Sometimes it is better not to know. Mrs. iWe and I, who in our youth were perpetually curious, have learned through experience that when someone tells us we are better off not knowing something, we should not ask again. Indeed, we ask, “How is that a helpful thing to say?” whenever one of us or our children opts to share a juicy bit of gossip, or crank up bulldozers in the vicinity of sleeping dogs.
With non-family-members, reproof is usually not appropriate; so we get very quiet in those situations. Sometimes they even take the hint.
But around family, this is particularly sticky. What happens when someone wants to air old grudges, or ask about something they really do not need to know?

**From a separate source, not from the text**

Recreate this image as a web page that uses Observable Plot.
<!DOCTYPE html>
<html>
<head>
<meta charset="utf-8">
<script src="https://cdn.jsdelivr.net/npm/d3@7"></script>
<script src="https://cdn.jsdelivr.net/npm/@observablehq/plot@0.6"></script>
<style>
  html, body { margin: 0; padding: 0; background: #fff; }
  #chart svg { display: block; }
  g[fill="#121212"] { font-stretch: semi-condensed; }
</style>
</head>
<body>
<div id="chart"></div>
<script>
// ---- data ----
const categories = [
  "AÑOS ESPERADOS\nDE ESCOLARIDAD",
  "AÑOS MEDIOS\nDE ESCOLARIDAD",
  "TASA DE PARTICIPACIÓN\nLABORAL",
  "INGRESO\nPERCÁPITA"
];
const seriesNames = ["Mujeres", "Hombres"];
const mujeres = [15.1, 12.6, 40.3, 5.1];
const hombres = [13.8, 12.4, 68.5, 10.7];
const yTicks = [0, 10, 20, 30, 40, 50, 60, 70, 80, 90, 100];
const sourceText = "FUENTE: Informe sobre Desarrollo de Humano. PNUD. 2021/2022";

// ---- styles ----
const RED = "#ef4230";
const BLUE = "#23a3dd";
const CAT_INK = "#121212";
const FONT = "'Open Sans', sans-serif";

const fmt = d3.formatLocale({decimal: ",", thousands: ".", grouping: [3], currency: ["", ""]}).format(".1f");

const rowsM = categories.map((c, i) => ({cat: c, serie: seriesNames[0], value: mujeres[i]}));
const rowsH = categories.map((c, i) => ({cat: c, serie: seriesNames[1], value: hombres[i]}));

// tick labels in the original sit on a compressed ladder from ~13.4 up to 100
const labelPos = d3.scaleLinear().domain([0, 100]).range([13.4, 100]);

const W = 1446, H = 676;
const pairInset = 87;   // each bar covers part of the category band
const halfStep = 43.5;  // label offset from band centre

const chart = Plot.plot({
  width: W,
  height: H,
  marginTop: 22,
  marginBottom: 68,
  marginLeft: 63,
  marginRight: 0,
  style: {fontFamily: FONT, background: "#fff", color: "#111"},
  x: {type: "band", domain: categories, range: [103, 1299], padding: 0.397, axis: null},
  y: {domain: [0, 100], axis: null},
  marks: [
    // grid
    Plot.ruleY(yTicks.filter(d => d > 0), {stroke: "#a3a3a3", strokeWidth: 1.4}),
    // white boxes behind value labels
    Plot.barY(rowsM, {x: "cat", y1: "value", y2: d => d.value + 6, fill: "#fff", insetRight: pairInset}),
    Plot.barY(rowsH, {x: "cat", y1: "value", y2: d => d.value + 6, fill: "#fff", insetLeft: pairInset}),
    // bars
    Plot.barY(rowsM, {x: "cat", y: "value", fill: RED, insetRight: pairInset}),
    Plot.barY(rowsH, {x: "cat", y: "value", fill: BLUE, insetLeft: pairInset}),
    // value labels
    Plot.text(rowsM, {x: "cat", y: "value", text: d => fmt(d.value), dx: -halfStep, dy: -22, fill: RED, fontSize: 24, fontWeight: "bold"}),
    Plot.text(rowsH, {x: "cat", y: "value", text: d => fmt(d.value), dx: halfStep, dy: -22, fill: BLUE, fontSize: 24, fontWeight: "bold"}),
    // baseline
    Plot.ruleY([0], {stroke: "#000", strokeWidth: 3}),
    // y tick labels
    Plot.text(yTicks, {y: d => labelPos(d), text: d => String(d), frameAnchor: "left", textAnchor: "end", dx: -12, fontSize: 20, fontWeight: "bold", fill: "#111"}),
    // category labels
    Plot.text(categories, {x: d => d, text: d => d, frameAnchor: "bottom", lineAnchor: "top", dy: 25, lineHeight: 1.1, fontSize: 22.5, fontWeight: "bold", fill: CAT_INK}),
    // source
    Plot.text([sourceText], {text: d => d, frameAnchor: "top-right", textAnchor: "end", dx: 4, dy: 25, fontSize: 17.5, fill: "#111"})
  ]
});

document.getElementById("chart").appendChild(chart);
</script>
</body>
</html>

There is a Torah precedent for this: Jacob’s sons dispose of their annoying brother, and lie to their father by producing the famous coat, covered in blood. But many years later, Joseph turns up. He gets square with his brothers, but all Jacob learns is that Joseph is alive.
The Torah fairly bristles with the unasked — and unanswered — questions. What happened to Joseph all those years ago? Jacob never asks. The brothers never tell their father, and Joseph does not utter a word. And if we think about it, the reason is simple enough: no answer can be helpful. All it can do is open old wounds, and perhaps carve a few new ones.
In every family, I think this is a potential minefield. There are those who always want to relitigate the past. They live with anger and grudges, issues that cannot be resolved even if others try to make amends. We cannot undo the past, after all. But they continue to insist on bringing it up, time and again – regardless of whether or not it helps to do so.
I know the Torah teaches us that when it is not productive, to let it go. But how do you make it happen in practice?